What Type of Concrete is Best for My Project?
There’s been a lot of talk about the benefits of high flow concrete, but how do you know when to use it and when conventional concrete is sufficient? First, let’s define the different types of concrete.
- Conventional concrete: Normal slump concrete has been used successfully for decades, but can be difficult and labor intensive to place.
- Self-consolidating concrete: This is a specifically designed mix, typically containing higher cementitious contents and smaller size coarse aggregates. Self-consolidating concrete mixes are typically more expensive, but require less labor than conventional concrete to place. Self-consolidating concrete’s moisture tolerance can be sensitive, so you need to have sufficient quality assurance staff in the field to ensure the right consistency.

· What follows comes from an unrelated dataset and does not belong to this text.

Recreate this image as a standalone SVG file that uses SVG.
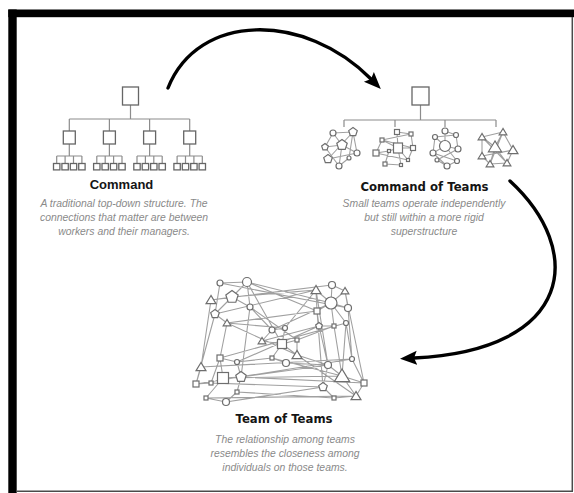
<svg xmlns="http://www.w3.org/2000/svg" xmlns:xlink="http://www.w3.org/1999/xlink" width="574" height="493" viewBox="0 0 574 493">
  <style>
    .box { fill: #fff; stroke: #666; stroke-width: 1.3; }
    .tree { fill: none; stroke: #8c8c8c; stroke-width: 1.2; }
    .edge { stroke: #a0a0a0; stroke-width: 1.1; fill: none; }
    .nd { fill: #fff; stroke: #6e6e6e; stroke-width: 1.2; }
    .title { font-family: "Liberation Sans", Arial, sans-serif; font-weight: bold; fill: #151515; text-anchor: middle; }
    .title2 { font-family: "DejaVu Sans", "Liberation Sans", sans-serif; font-weight: bold; fill: #151515; text-anchor: middle; font-size: 11.7px; }
    .sub { font-family: "Liberation Sans", Arial, sans-serif; font-style: italic; font-size: 10.4px; fill: #8a8a8a; text-anchor: middle; }
    .arrow { fill: none; stroke: #000; stroke-width: 3.4; stroke-linecap: round; }
  </style>
  <defs>
    <marker id="head" markerUnits="userSpaceOnUse" markerWidth="18" markerHeight="16" refX="3" refY="8" orient="auto">
      <path d="M0,1 L17,8 L0,15 L3,8 z" fill="#000"/>
    </marker>
    <polygon id="ps" class="nd" points="0,-3.5 3.33,-1.08 2.06,2.83 -2.06,2.83 -3.33,-1.08"/>
    <polygon id="pm" class="nd" points="0,-4.5 4.28,-1.39 2.65,3.64 -2.65,3.64 -4.28,-1.39"/>
    <polygon id="pxl" class="nd" points="0,-5.5 5.23,-1.7 3.23,4.45 -3.23,4.45 -5.23,-1.7"/>
    <polygon id="pl" class="nd" points="0,-6.5 6.18,-2.01 3.82,5.26 -3.82,5.26 -6.18,-2.01"/>
    <polygon id="ts" class="nd" points="0,-3.5 -3.85,2.8 3.85,2.8"/>
    <polygon id="tm" class="nd" points="0,-4.5 -4.95,3.6 4.95,3.6"/>
    <polygon id="txl" class="nd" points="0,-6 -6.6,4.8 6.6,4.8"/>
    <polygon id="tl" class="nd" points="0,-7 -7.7,5.6 7.7,5.6"/>
  </defs>

  <!-- page and frame -->
  <rect x="0" y="0" width="574" height="493" fill="#fff"/>
  <rect x="8.3" y="9.5" width="566" height="7.7" fill="#000"/>
  <rect x="8.3" y="9.5" width="8.4" height="484" fill="#000"/>
  <line x1="572.3" y1="17" x2="572.3" y2="491.5" stroke="#4a4a4a" stroke-width="1.5"/>
  <line x1="16" y1="491.2" x2="573" y2="491.2" stroke="#4a4a4a" stroke-width="1.5"/>

  <!-- Command: strict hierarchy -->
  <g id="command">
    <path class="tree" d="M130.5,105 V119 M69.3,119 H189.7 M69.3,119 V131 M109.4,119 V131 M149.6,119 V131 M189.7,119 V131"/>
    <path class="tree" d="M69.3,144 V156 M56.7,156 H81.9 M56.7,156 V163 M65.1,156 V163 M73.5,156 V163 M81.9,156 V163"/>
    <path class="tree" d="M109.4,144 V156 M96.8,156 H122 M96.8,156 V163 M105.2,156 V163 M113.6,156 V163 M122,156 V163"/>
    <path class="tree" d="M149.6,144 V156 M137,156 H162.2 M137,156 V163 M145.4,156 V163 M153.8,156 V163 M162.2,156 V163"/>
    <path class="tree" d="M189.7,144 V156 M177.1,156 H202.3 M177.1,156 V163 M185.5,156 V163 M193.9,156 V163 M202.3,156 V163"/>
    <rect class="box" x="122.5" y="87" width="16" height="18"/>
    <rect class="box" x="63.3" y="131" width="12" height="13"/>
    <rect class="box" x="103.4" y="131" width="12" height="13"/>
    <rect class="box" x="143.6" y="131" width="12" height="13"/>
    <rect class="box" x="183.7" y="131" width="12" height="13"/>
    <g class="box">
      <rect x="53.5" y="163.5" width="6.4" height="6.4"/><rect x="61.9" y="163.5" width="6.4" height="6.4"/><rect x="70.3" y="163.5" width="6.4" height="6.4"/><rect x="78.7" y="163.5" width="6.4" height="6.4"/>
      <rect x="93.6" y="163.5" width="6.4" height="6.4"/><rect x="102" y="163.5" width="6.4" height="6.4"/><rect x="110.4" y="163.5" width="6.4" height="6.4"/><rect x="118.8" y="163.5" width="6.4" height="6.4"/>
      <rect x="133.8" y="163.5" width="6.4" height="6.4"/><rect x="142.2" y="163.5" width="6.4" height="6.4"/><rect x="150.6" y="163.5" width="6.4" height="6.4"/><rect x="159" y="163.5" width="6.4" height="6.4"/>
      <rect x="173.9" y="163.5" width="6.4" height="6.4"/><rect x="182.3" y="163.5" width="6.4" height="6.4"/><rect x="190.7" y="163.5" width="6.4" height="6.4"/><rect x="199.1" y="163.5" width="6.4" height="6.4"/>
    </g>
    <text class="title" x="121.5" y="189" font-size="13">Command</text>
    <text class="sub" x="124" y="207">A traditional top-down structure. The</text>
    <text class="sub" x="124" y="221">connections that matter are between</text>
    <text class="sub" x="124" y="235">workers and their managers.</text>
  </g>

  <!-- Command of Teams: teams under a hierarchy -->
  <g id="command-of-teams">
    <path class="tree" d="M420.5,105 V120 M344,120 H496 M344,120 V127 M395,120 V127 M445,120 V127 M496,120 V127"/>
    <rect class="box" x="412" y="87" width="17" height="18"/>

    <g id="team-pentagons">
      <path class="edge" d="M333,133 L353,132 M333,133 L325,147 M353,132 L357,153 M325,147 L342,145 M328,159 L357,153 M339,166 L349,158 M342,145 L339,166 M333,133 L342,145 M353,132 L328,159 M325,147 L339,166 M357,153 L342,145 M349,158 L353,132"/>
      <use href="#pxl" x="342" y="145"/>
      <circle class="nd" cx="333" cy="133" r="3"/>
      <use href="#pm" x="353" y="132"/>
      <use href="#ps" x="325" y="147"/>
      <use href="#pm" x="328" y="159"/>
      <circle class="nd" cx="357" cy="153" r="3"/>
      <circle class="nd" cx="339" cy="166" r="3"/>
      <circle class="nd" cx="349" cy="158" r="2"/>
    </g>

    <g id="team-squares">
      <path class="edge" d="M397,132 L398,148 M397,132 L411,134 M382,140 L411,134 M382,140 L376,153 M382,140 L398,148 M376,153 L389,151 M389,151 L398,148 M398,148 L413,148 M413,148 L411,134 M398,148 L408,160 M385,164 L389,151 M385,164 L401,165 M401,165 L398,148 M408,160 L413,148 M376,153 L408,160 M382,140 L413,148"/>
      <g class="nd">
        <rect x="393.5" y="143" width="9" height="10"/>
        <rect x="394.5" y="129.5" width="5" height="5"/>
        <rect x="409" y="132" width="4" height="4"/>
        <rect x="380" y="138" width="4" height="4"/>
        <rect x="373" y="150" width="6" height="6"/>
        <rect x="387.5" y="149.5" width="3" height="3"/>
        <rect x="410.5" y="145.5" width="5" height="5"/>
        <rect x="406.5" y="158.5" width="3" height="3"/>
        <rect x="383" y="162" width="4" height="4"/>
        <rect x="399.5" y="163.5" width="3" height="3"/>
      </g>
    </g>

    <g id="team-circles">
      <path class="edge" d="M445,131 L445,146 M445,131 L456,135 M435,137 L445,146 M435,137 L433,153 M456,135 L458,149 M433,153 L445,146 M458,149 L445,146 M457,161 L445,146 M447,166 L437,160 M447,166 L457,161 M433,153 L447,166 M437,160 L458,149 M435,137 L456,135 M433,153 L457,161"/>
      <g class="nd">
        <circle cx="445" cy="146" r="5.5"/>
        <circle cx="445" cy="131" r="3"/>
        <circle cx="456" cy="135" r="2.5"/>
        <circle cx="435" cy="137" r="2.5"/>
        <circle cx="433" cy="153" r="3"/>
        <circle cx="458" cy="149" r="3"/>
        <circle cx="457" cy="161" r="2.5"/>
        <circle cx="447" cy="166" r="3"/>
        <circle cx="437" cy="160" r="2"/>
      </g>
    </g>

    <g id="team-triangles">
      <path class="edge" d="M482,137 L503,132 M482,137 L495,147 M503,132 L513,150 M503,132 L495,147 M482,137 L482,156 M482,156 L490,164 M490,164 L507,163 M507,163 L513,150 M495,147 L507,163 M482,156 L513,150 M482,137 L507,163 M503,132 L490,164 M495,147 L490,164"/>
      <use href="#txl" x="495" y="147"/>
      <use href="#ts" x="482" y="137"/>
      <use href="#ts" x="503" y="132"/>
      <use href="#tm" x="513" y="150"/>
      <use href="#ts" x="482" y="156"/>
      <use href="#ts" x="490" y="164"/>
      <use href="#ts" x="507" y="163"/>
    </g>

    <text class="title2" x="424.5" y="191">Command of Teams</text>
    <text class="sub" x="424" y="207">Small teams operate independently</text>
    <text class="sub" x="424" y="221">but still within a more rigid</text>
    <text class="sub" x="424" y="235">superstructure</text>
  </g>

  <!-- Team of Teams: a dense network across teams -->
  <g id="team-of-teams">
    <path class="edge" d="
      M220,283 L247,282 M220,283 L215,314 M211,300 L232,297 M232,297 L247,282 M232,297 L250,307 M232,297 L215,314
      M247,282 L250,307 M215,314 L227,323 M211,300 L201,367 M215,314 L196,384 M227,323 L220,358 M250,307 L272,330
      M250,307 L241,377 M272,330 L285,328 M272,330 L262,341 M262,341 L282,344 M282,344 L297,340 M282,344 L297,355
      M285,328 L282,344 M282,344 L272,358 M297,340 L297,355 M272,358 L286,363 M220,358 L223,378 M220,358 L211,383
      M223,378 L241,377 M223,378 L211,383 M201,367 L196,384 M196,384 L211,383 M241,377 L237,362 M220,358 L237,362
      M223,378 L206,398 M206,398 L226,402 M241,377 L237,392 M237,392 L226,402 M237,362 L272,358 M227,323 L285,328
      M247,282 L331,303 M247,282 L317,311 M232,297 L316,290 M227,323 L317,311 M215,314 L316,290 M285,328 L316,290
      M272,330 L331,303 M262,341 L319,326 M297,340 L334,326 M297,355 L328,365 M286,363 L328,365 M223,378 L342,376
      M241,377 L328,365 M241,377 L364,383 M211,383 L323,387 M196,384 L352,359 M206,398 L356,396 M237,392 L334,398
      M237,362 L319,326 M220,358 L346,323 M226,402 L323,387 M272,358 L342,376 M297,355 L356,396 M247,282 L282,344
      M220,283 L348,308 M211,300 L332,285 M201,367 L352,359 M227,323 L297,355 M250,307 L297,340
      M331,303 L316,290 M331,303 L332,285 M331,303 L345,291 M331,303 L348,308 M331,303 L317,311 M331,303 L334,326
      M331,303 L346,323 M332,285 L345,291 M316,290 L317,311 M317,311 L319,326 M319,326 L334,326 M345,291 L348,308
      M345,291 L364,383 M348,308 L352,359 M319,326 L328,365 M334,326 L342,376 M346,323 L342,376 M328,365 L342,376
      M328,365 L323,387 M352,359 L364,383 M342,376 L364,383 M342,376 L356,396 M323,387 L334,398 M334,398 L356,396
      M364,383 L356,396 M317,311 L323,387 M316,290 L328,365 M346,323 L352,359"/>
    <g class="nd">
      <circle cx="220" cy="283" r="3"/>
      <circle cx="247" cy="282" r="4.5"/>
      <circle cx="250" cy="307" r="3"/>
      <circle cx="272" cy="330" r="3"/>
      <circle cx="285" cy="328" r="2.5"/>
      <circle cx="286" cy="363" r="3.5"/>
      <circle cx="237" cy="362" r="2.5"/>
      <circle cx="226" cy="402" r="3.5"/>
      <rect x="277.5" y="339.5" width="9" height="9"/>
      <rect x="295" y="338" width="4" height="4"/>
      <rect x="270" y="356" width="4" height="4"/>
      <rect x="217" y="355" width="6" height="6"/>
      <rect x="217.5" y="372.5" width="11" height="11"/>
      <rect x="209" y="381" width="4" height="4"/>
      <rect x="193" y="381" width="6" height="6"/>
      <rect x="235" y="390" width="4" height="4"/>
      <rect x="204" y="396" width="4" height="4"/>
      <circle cx="332" cy="285" r="3.5"/>
      <circle cx="331" cy="303" r="6"/>
      <circle cx="348" cy="308" r="3.5"/>
      <circle cx="346" cy="323" r="2.5"/>
      <circle cx="328" cy="365" r="3.5"/>
      <circle cx="352" cy="359" r="2.5"/>
      <rect x="314" y="308" width="6" height="6"/>
      <rect x="332" y="324" width="4" height="4"/>
      <rect x="361" y="380" width="6" height="6"/>
      <rect x="332" y="396" width="4" height="4"/>
    </g>
    <use href="#tm" x="211" y="300"/>
    <use href="#pl" x="232" y="297"/>
    <use href="#pm" x="215" y="314"/>
    <use href="#ts" x="227" y="323"/>
    <use href="#ts" x="262" y="341"/>
    <use href="#tm" x="297" y="355"/>
    <use href="#tm" x="201" y="367"/>
    <use href="#pxl" x="241" y="377"/>
    <use href="#tm" x="316" y="290"/>
    <use href="#ts" x="345" y="291"/>
    <use href="#ps" x="319" y="326"/>
    <use href="#tl" x="342" y="376"/>
    <use href="#pm" x="323" y="387"/>
    <use href="#tm" x="356" y="396"/>

    <text class="title2" x="284" y="423">Team of Teams</text>
    <text class="sub" x="285" y="443">The relationship among teams</text>
    <text class="sub" x="285" y="457">resembles the closeness among</text>
    <text class="sub" x="285" y="471">individuals on those teams.</text>
  </g>

  <!-- transitions between the three structures -->
  <g id="connectors">
    <path class="arrow" d="M168,88 C198,12 305,12 371,79" marker-end="url(#head)"/>
    <path class="arrow" d="M510,181 C585,250 575,350 414,358" marker-end="url(#head)"/>
  </g>
</svg>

- Control flow concrete: This category of concrete bridges the gap between conventional concrete and self-consolidating concrete. Control flow concrete uses conventional mix designs, larger coarse aggregates and GCP Applied Technologies’ CONCERA® water reducing admixture. Therefore, material costs are lower than self-consolidating concrete.
Let’s look at the characteristics of each type of concrete.
Many factors need to be considered with choosing a specific concrete category. First, consider where the concrete will be used. For example, control flow concrete is ideal for most slab on grade and formed concrete applications, while self-consolidating concrete is advantageous for use in highly reinforced and very difficult to cast applications.
Additionally, when considering the price of each type of concrete, you’ll want to take into account the cost of the materials, as well as the cost of labor in the region. Since higher flowing concrete, like control flow concrete and self-consolidating concrete, significantly reduce the amount of labor involved with placing concrete, their benefits are even greater when they’re used in cities with high labor rates.